*WRITTEN PROBLEM*. Transcribe all of the data exactly. Omit the pictures.

*SOURCE DATA*.
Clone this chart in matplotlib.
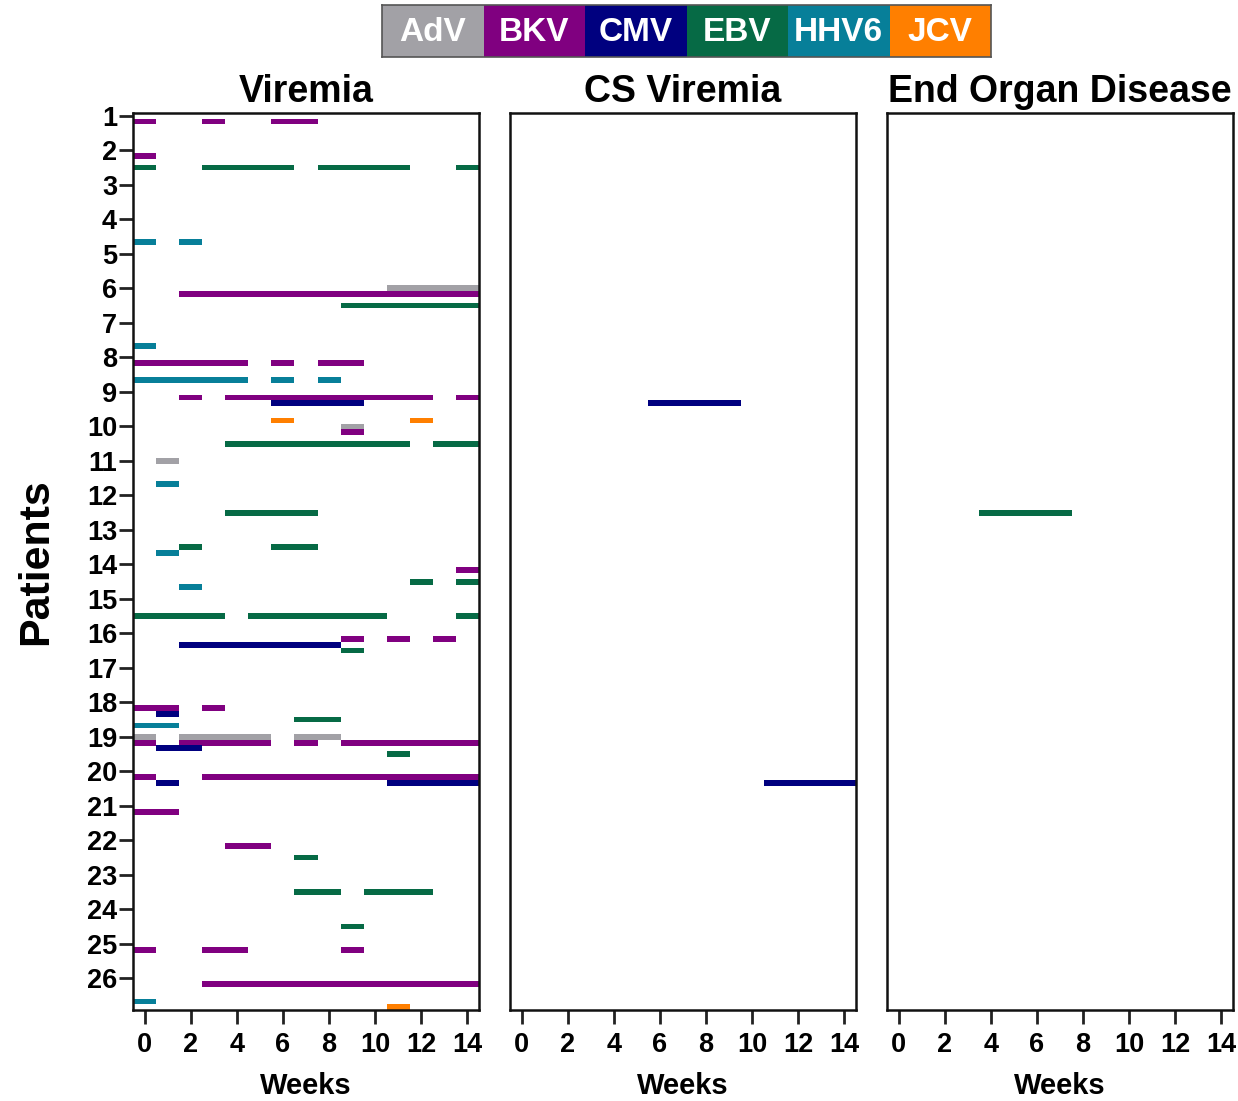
import matplotlib
matplotlib.use("Agg")
import matplotlib.pyplot as plt

plt.rcParams['font.family'] = ['Liberation Sans', 'DejaVu Sans']
plt.rcParams['font.weight'] = 'bold'

# ---- data ----
viruses = ["AdV", "BKV", "CMV", "EBV", "HHV6", "JCV"]
virus_colors = ["#A2A1A6", "#800080", "#00007F", "#066A45", "#077F99", "#FF7F00"]
patients = list(range(1, 27))
week_ticks = list(range(0, 15, 2))
panel_titles = ["Viremia", "CS Viremia", "End Organ Disease"]

# Viremia episodes: patient, virus, first week, last week
vir_patient = [1, 1, 1,
               2, 2, 2, 2, 2,
               4, 4,
               6, 6, 6,
               7,
               8, 8, 8, 8, 8, 8,
               9, 9, 9, 9, 9, 9,
               10, 10, 10, 10,
               11, 11,
               12,
               13, 13, 13,
               14, 14, 14, 14,
               15, 15, 15,
               16, 16, 16, 16, 16,
               18, 18, 18, 18, 18,
               19, 19, 19, 19, 19, 19, 19, 19, 19,
               20, 20, 20, 20,
               21,
               22, 22,
               23, 23,
               24,
               25, 25, 25,
               26, 26, 26]
vir_virus = ["BKV", "BKV", "BKV",
             "BKV", "EBV", "EBV", "EBV", "EBV",
             "HHV6", "HHV6",
             "AdV", "BKV", "EBV",
             "HHV6",
             "BKV", "BKV", "BKV", "HHV6", "HHV6", "HHV6",
             "BKV", "BKV", "BKV", "CMV", "JCV", "JCV",
             "AdV", "BKV", "EBV", "EBV",
             "AdV", "HHV6",
             "EBV",
             "EBV", "EBV", "HHV6",
             "BKV", "EBV", "EBV", "HHV6",
             "EBV", "EBV", "EBV",
             "BKV", "BKV", "BKV", "CMV", "EBV",
             "BKV", "BKV", "CMV", "EBV", "HHV6",
             "AdV", "AdV", "AdV", "BKV", "BKV", "BKV", "BKV", "CMV", "EBV",
             "BKV", "BKV", "CMV", "CMV",
             "BKV",
             "BKV", "EBV",
             "EBV", "EBV",
             "EBV",
             "BKV", "BKV", "BKV",
             "BKV", "HHV6", "JCV"]
vir_start = [0, 3, 6,
             0, 0, 3, 8, 14,
             0, 2,
             11, 2, 9,
             0,
             0, 6, 8, 0, 6, 8,
             2, 4, 14, 6, 6, 12,
             9, 9, 4, 13,
             1, 1,
             4,
             2, 6, 1,
             14, 12, 14, 2,
             0, 5, 14,
             9, 11, 13, 2, 9,
             0, 3, 1, 7, 0,
             0, 2, 7, 0, 2, 7, 9, 1, 11,
             0, 3, 1, 11,
             0,
             4, 7,
             7, 10,
             9,
             0, 3, 9,
             3, 0, 11]
vir_end = [0, 3, 7,
           0, 0, 6, 11, 14,
           0, 2,
           14, 14, 14,
           0,
           4, 6, 9, 4, 6, 8,
           2, 12, 14, 9, 6, 12,
           9, 9, 11, 14,
           1, 1,
           7,
           2, 7, 1,
           14, 12, 14, 2,
           3, 10, 14,
           9, 11, 13, 8, 9,
           1, 3, 1, 8, 1,
           0, 5, 8, 0, 5, 7, 14, 2, 11,
           0, 14, 1, 14,
           1,
           5, 7,
           8, 12,
           9,
           0, 4, 9,
           14, 0, 11]

# Clinically significant viremia
cs_patient = [9, 20]
cs_virus = ["CMV", "CMV"]
cs_start = [6, 11]
cs_end = [9, 14]

# End organ disease
eod_patient = [12]
eod_virus = ["EBV"]
eod_start = [4]
eod_end = [7]

panels = [(vir_patient, vir_virus, vir_start, vir_end),
          (cs_patient, cs_virus, cs_start, cs_end),
          (eod_patient, eod_virus, eod_start, eod_end)]

# ---- figure ----
W, H = 1238, 1101
fig = plt.figure(figsize=(W / 100, H / 100), dpi=100)

lefts = [133, 510, 887]
ax_w = 346
ax_top, ax_bot = 113, 1010
nv = len(viruses)
row_h = 1.0 / nv

for i, (pp, vv, ss, ee) in enumerate(panels):
    ax = fig.add_axes([lefts[i] / W, 1 - ax_bot / H, ax_w / W, (ax_bot - ax_top) / H])
    for p, v, s, e in zip(pp, vv, ss, ee):
        k = viruses.index(v)
        ax.barh(p + k * row_h, e - s + 1, left=s - 0.5, height=row_h,
                color=virus_colors[k], edgecolor='none', linewidth=0)
    ax.set_xlim(-0.5, 14.5)
    ax.set_ylim(patients[-1] + 1 - row_h / 2, patients[0] - row_h / 2)
    ax.set_xticks(week_ticks)
    ax.set_xticklabels([str(t) for t in week_ticks], fontsize=19.5, fontweight='bold')
    if i == 0:
        ax.set_yticks(patients)
        ax.set_yticklabels([str(p) for p in patients], fontsize=19.5, fontweight='bold')
        ax.set_ylabel("Patients", fontsize=31, fontweight='bold', labelpad=22)
    else:
        ax.set_yticks([])
    ax.tick_params(axis='both', direction='out', length=10, width=2, pad=1.5, color='#222222')
    ax.tick_params(axis='x', pad=6)
    for sp in ax.spines.values():
        sp.set_linewidth(1.8)
        sp.set_color('#111111')
    ax.set_xlabel("Weeks", fontsize=21, fontweight='bold', labelpad=10)
    ax.set_title(panel_titles[i], fontsize=27, fontweight='bold', pad=8)

# ---- legend bar ----
lax = fig.add_axes([382 / W, 1 - 57 / H, 609 / W, 52 / H])
for k, (name, col) in enumerate(zip(viruses, virus_colors)):
    lax.bar(k + 0.5, 1, width=1, bottom=0, color=col, edgecolor='none')
    lax.text(k + 0.5, 0.47, name, color='white', fontsize=24, fontweight='bold',
             ha='center', va='center')
lax.set_xlim(0, nv)
lax.set_ylim(0, 1)
lax.set_xticks([])
lax.set_yticks([])
for sp in lax.spines.values():
    sp.set_linewidth(1.2)
    sp.set_color('#555555')

fig.savefig("out.png", dpi=100)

*REPLY*.
Clone this chart in matplotlib.
import matplotlib
matplotlib.use("Agg")
import matplotlib.pyplot as plt

plt.rcParams['font.family'] = ['Liberation Sans', 'DejaVu Sans']
plt.rcParams['font.weight'] = 'bold'

# ---- data ----
viruses = ["AdV", "BKV", "CMV", "EBV", "HHV6", "JCV"]
virus_colors = ["#A2A1A6", "#800080", "#00007F", "#066A45", "#077F99", "#FF7F00"]
patients = list(range(1, 27))
week_ticks = list(range(0, 15, 2))
panel_titles = ["Viremia", "CS Viremia", "End Organ Disease"]

# Viremia episodes: patient, virus, first week, last week
vir_patient = [1, 1, 1,
               2, 2, 2, 2, 2,
               4, 4,
               6, 6, 6,
               7,
               8, 8, 8, 8, 8, 8,
               9, 9, 9, 9, 9, 9,
               10, 10, 10, 10,
               11, 11,
               12,
               13, 13, 13,
               14, 14, 14, 14,
               15, 15, 15,
               16, 16, 16, 16, 16,
               18, 18, 18, 18, 18,
               19, 19, 19, 19, 19, 19, 19, 19, 19,
               20, 20, 20, 20,
               21,
               22, 22,
               23, 23,
               24,
               25, 25, 25,
               26, 26, 26]
vir_virus = ["BKV", "BKV", "BKV",
             "BKV", "EBV", "EBV", "EBV", "EBV",
             "HHV6", "HHV6",
             "AdV", "BKV", "EBV",
             "HHV6",
             "BKV", "BKV", "BKV", "HHV6", "HHV6", "HHV6",
             "BKV", "BKV", "BKV", "CMV", "JCV", "JCV",
             "AdV", "BKV", "EBV", "EBV",
             "AdV", "HHV6",
             "EBV",
             "EBV", "EBV", "HHV6",
             "BKV", "EBV", "EBV", "HHV6",
             "EBV", "EBV", "EBV",
             "BKV", "BKV", "BKV", "CMV", "EBV",
             "BKV", "BKV", "CMV", "EBV", "HHV6",
             "AdV", "AdV", "AdV", "BKV", "BKV", "BKV", "BKV", "CMV", "EBV",
             "BKV", "BKV", "CMV", "CMV",
             "BKV",
             "BKV", "EBV",
             "EBV", "EBV",
             "EBV",
             "BKV", "BKV", "BKV",
             "BKV", "HHV6", "JCV"]
vir_start = [0, 3, 6,
             0, 0, 3, 8, 14,
             0, 2,
             11, 2, 9,
             0,
             0, 6, 8, 0, 6, 8,
             2, 4, 14, 6, 6, 12,
             9, 9, 4, 13,
             1, 1,
             4,
             2, 6, 1,
             14, 12, 14, 2,
             0, 5, 14,
             9, 11, 13, 2, 9,
             0, 3, 1, 7, 0,
             0, 2, 7, 0, 2, 7, 9, 1, 11,
             0, 3, 1, 11,
             0,
             4, 7,
             7, 10,
             9,
             0, 3, 9,
             3, 0, 11]
vir_end = [0, 3, 7,
           0, 0, 6, 11, 14,
           0, 2,
           14, 14, 14,
           0,
           4, 6, 9, 4, 6, 8,
           2, 12, 14, 9, 6, 12,
           9, 9, 11, 14,
           1, 1,
           7,
           2, 7, 1,
           14, 12, 14, 2,
           3, 10, 14,
           9, 11, 13, 8, 9,
           1, 3, 1, 8, 1,
           0, 5, 8, 0, 5, 7, 14, 2, 11,
           0, 14, 1, 14,
           1,
           5, 7,
           8, 12,
           9,
           0, 4, 9,
           14, 0, 11]

# Clinically significant viremia
cs_patient = [9, 20]
cs_virus = ["CMV", "CMV"]
cs_start = [6, 11]
cs_end = [9, 14]

# End organ disease
eod_patient = [12]
eod_virus = ["EBV"]
eod_start = [4]
eod_end = [7]

panels = [(vir_patient, vir_virus, vir_start, vir_end),
          (cs_patient, cs_virus, cs_start, cs_end),
          (eod_patient, eod_virus, eod_start, eod_end)]

# ---- figure ----
W, H = 1238, 1101
fig = plt.figure(figsize=(W / 100, H / 100), dpi=100)

lefts = [133, 510, 887]
ax_w = 346
ax_top, ax_bot = 113, 1010
nv = len(viruses)
row_h = 1.0 / nv

for i, (pp, vv, ss, ee) in enumerate(panels):
    ax = fig.add_axes([lefts[i] / W, 1 - ax_bot / H, ax_w / W, (ax_bot - ax_top) / H])
    for p, v, s, e in zip(pp, vv, ss, ee):
        k = viruses.index(v)
        ax.barh(p + k * row_h, e - s + 1, left=s - 0.5, height=row_h,
                color=virus_colors[k], edgecolor='none', linewidth=0)
    ax.set_xlim(-0.5, 14.5)
    ax.set_ylim(patients[-1] + 1 - row_h / 2, patients[0] - row_h / 2)
    ax.set_xticks(week_ticks)
    ax.set_xticklabels([str(t) for t in week_ticks], fontsize=19.5, fontweight='bold')
    if i == 0:
        ax.set_yticks(patients)
        ax.set_yticklabels([str(p) for p in patients], fontsize=19.5, fontweight='bold')
        ax.set_ylabel("Patients", fontsize=31, fontweight='bold', labelpad=22)
    else:
        ax.set_yticks([])
    ax.tick_params(axis='both', direction='out', length=10, width=2, pad=1.5, color='#222222')
    ax.tick_params(axis='x', pad=6)
    for sp in ax.spines.values():
        sp.set_linewidth(1.8)
        sp.set_color('#111111')
    ax.set_xlabel("Weeks", fontsize=21, fontweight='bold', labelpad=10)
    ax.set_title(panel_titles[i], fontsize=27, fontweight='bold', pad=8)

# ---- legend bar ----
lax = fig.add_axes([382 / W, 1 - 57 / H, 609 / W, 52 / H])
for k, (name, col) in enumerate(zip(viruses, virus_colors)):
    lax.bar(k + 0.5, 1, width=1, bottom=0, color=col, edgecolor='none')
    lax.text(k + 0.5, 0.47, name, color='white', fontsize=24, fontweight='bold',
             ha='center', va='center')
lax.set_xlim(0, nv)
lax.set_ylim(0, 1)
lax.set_xticks([])
lax.set_yticks([])
for sp in lax.spines.values():
    sp.set_linewidth(1.2)
    sp.set_color('#555555')

fig.savefig("out.png", dpi=100)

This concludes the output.